RT : — Vous en avez d’autres ?… me demanda-t-il, après un court silence, pendant lequel il me sembla que son regard était devenu étrangement brillant.
— D’autres noms, Monsieur ?
— Non, mon enfant, d’autres bottines…
Et il passa, sur ses lèvres, à petits coups, une langue effilée, à la manière des chattes.
Je ne répondis pas tout de suite. Ce mot de bottines, qui me rappelait l’expression de gouaille polissonne du cocher, m’avait interdite.

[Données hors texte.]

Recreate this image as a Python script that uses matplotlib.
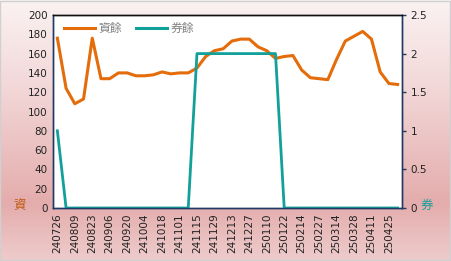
import matplotlib
matplotlib.use("Agg")
import matplotlib.pyplot as plt
import numpy as np
from matplotlib.colors import LinearSegmentedColormap
from matplotlib.lines import Line2D

plt.rcParams['font.family'] = ['Noto Sans CJK TC', 'DejaVu Sans']

dates = ["240726", "240802", "240809", "240816", "240823", "240830", "240906", "240913",
         "240920", "240927", "241004", "241011", "241018", "241025", "241101", "241108",
         "241115", "241122", "241129", "241206", "241213", "241220", "241227", "250103",
         "250110", "250117", "250122", "250207", "250214", "250221", "250227", "250307",
         "250314", "250321", "250328", "250403", "250411", "250418", "250425", "250502"]
margin_bal = [176, 124, 108, 113, 176, 134, 134, 140, 140, 137, 137, 138, 141, 139, 140, 140,
              145, 157, 163, 165, 173, 175, 175, 167, 163, 155, 157, 158, 143, 135, 134, 133,
              154, 173, 178, 183, 175, 141, 129, 128]
short_bal = [1] + [0] * 15 + [2] * 10 + [0] * 14

orange = "#E46C0A"
teal = "#12A09A"
navy = "#1F3864"

W, H = 451, 261
fig = plt.figure(figsize=(W / 100, H / 100), dpi=100)

# gradient background
bg = fig.add_axes([0, 0, 1, 1], zorder=-10)
cmap = LinearSegmentedColormap.from_list("bg", [
    (0.0, (251/255, 242/255, 242/255)),
    (0.35, (242/255, 214/255, 214/255)),
    (0.78, (228/255, 172/255, 172/255)),
    (1.0, (238/255, 204/255, 204/255))])
grad = np.linspace(0, 1, 256).reshape(-1, 1)
bg.imshow(grad, aspect="auto", cmap=cmap, extent=[0, 1, 0, 1], origin="upper")
bg.set_xlim(0, 1); bg.set_ylim(0, 1)
bg.axis("off")
bg.add_patch(plt.Rectangle((0.001, 0.002), 0.997, 0.995, fill=False, edgecolor="#D0D0D0", lw=1))

ax = fig.add_axes([53 / W, 1 - 208 / H, (402 - 53) / W, (208 - 15) / H])
ax.set_facecolor("white")
x = np.arange(len(dates))
ax.plot(x, margin_bal, color=orange, lw=2.2, solid_joinstyle="round", zorder=3)
ax.set_ylim(0, 200)
ax.set_xlim(-0.5, len(dates) - 0.5)
ax.set_yticks(np.arange(0, 201, 20))
ax.tick_params(axis="y", length=0, labelsize=7.5, pad=4, labelcolor="#222222")
ax.set_xticks(x[::2])
ax.set_xticklabels(dates[::2], rotation=90, fontsize=7.5, color="#222222",
                   family="DejaVu Sans")
ax.tick_params(axis="x", length=0, pad=4)
for lab in ax.get_yticklabels():
    lab.set_family("DejaVu Sans")

ax2 = ax.twinx()
ax2.plot(x, short_bal, color=teal, lw=2.0, zorder=2)
ax2.set_ylim(0, 2.5)
ax2.set_yticks([0, 0.5, 1, 1.5, 2, 2.5])
ax2.set_yticklabels(["0", "0.5", "1", "1.5", "2", "2.5"], family="DejaVu Sans")
ax2.tick_params(axis="y", length=3, width=1, color=navy, labelsize=7.5, pad=3,
                labelcolor="#222222", direction="out")
ax2.patch.set_visible(False)

for a in (ax, ax2):
    a.spines["left"].set_color(navy)
    a.spines["right"].set_color(navy)
    a.spines["bottom"].set_color(navy)
    a.spines["top"].set_color("#111111")
    for s in a.spines.values():
        s.set_linewidth(1.0)

handles = [Line2D([], [], color=orange, lw=2.2), Line2D([], [], color=teal, lw=2.2)]
leg = ax2.legend(handles, ["資餘", "券餘"], loc="upper left", ncol=2, frameon=False,
                 fontsize=8.5, handlelength=2.6, handletextpad=0.3, columnspacing=1.2,
                 bbox_to_anchor=(0.012, 1.0), borderaxespad=0.2)
for t in leg.get_texts():
    t.set_color("#808080")

fig.text(20 / W, 1 - 205 / H, "資", fontsize=9, color="#C05A10", ha="center", va="center")
fig.text(427 / W, 1 - 205 / H, "券", fontsize=9, color=teal, ha="center", va="center")

fig.savefig("out.png", dpi=100)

Cela avait donc un sens ?… Sur une interrogation plus pressante, je finis par répondre, mais d’une voix un peu rauque et troublée, comme s’il se fût agi de confesser un péché galant :
— Oui, Monsieur, j’en ai d’autres…
— Des vernies ?
— Oui, Monsieur.
— De très… très vernies ?
— Mais oui, Monsieur.
— Bien… bien… Et en cuir jaune ?
— Je n’en ai pas, Monsieur…
— Il faudra en avoir… je vous en donnerai.
— Merci, Monsieur !
— Bien… bien… Tais-toi !
J’avais peur, car il venait de passer dans ses yeux des lueurs troubles… des nuées rouges de spasme… Et des gouttes de sueur roulaient sur son front… Croyant qu’il allait défaillir, je fus sur le point de crier, d’appeler au secours… mais la crise se calma, et, au bout de quelques minutes, il reprit d’une voix apaisée, tandis qu’un peu de salive moussait encore au coin de ses lèvres :
— Ça n’est rien… c’est fini… Comprenez-moi, mon enfant… Je suis un peu maniaque… À mon âge, cela est permis, n’est-ce pas ?… Ainsi, tenez, par exemple je ne trouve pas convenable qu’une femme cire ses bottines, à plus forte raison les miennes… Je respecte beaucoup les femmes, Marie, et ne peux souffrir cela… C’est moi qui les cirerai vos bottines, vos petites bottines, vos chères petites bottines… C’est moi qui les entretiendrai… Écoutez bien… Chaque soir, avant de vous coucher, vous porterez vos bottines dans ma chambre… vous les placerez près du lit, sur une petite table, et, tous les matins, en venant ouvrir mes fenêtres…vous les reprendrez.
Et, comme je manifestais un prodigieux étonnement, il ajouta :
— Voyons !… Ça n’est pas énorme, ce que je vous demande là…c’est une chose très naturelle, après tout… Et si vous êtes bien gentille…
Vivement, il tira de sa poche deux louis qu’il me remit.
— Si vous êtes bien gentille, bien obéissante, je vous donnerai souvent des petits cadeaux. La gouvernante vous paiera, tous les mois, vos gages… Mais, moi, Marie, entre nous, souvent, je vous donnerai des petits cadeaux.

CB : Nous allons nous quitter sur ces paroles, sur ces mots d’Octave Mirbeau. Je remercie mes invités Roland Timsit et Alain-Georges Leduc.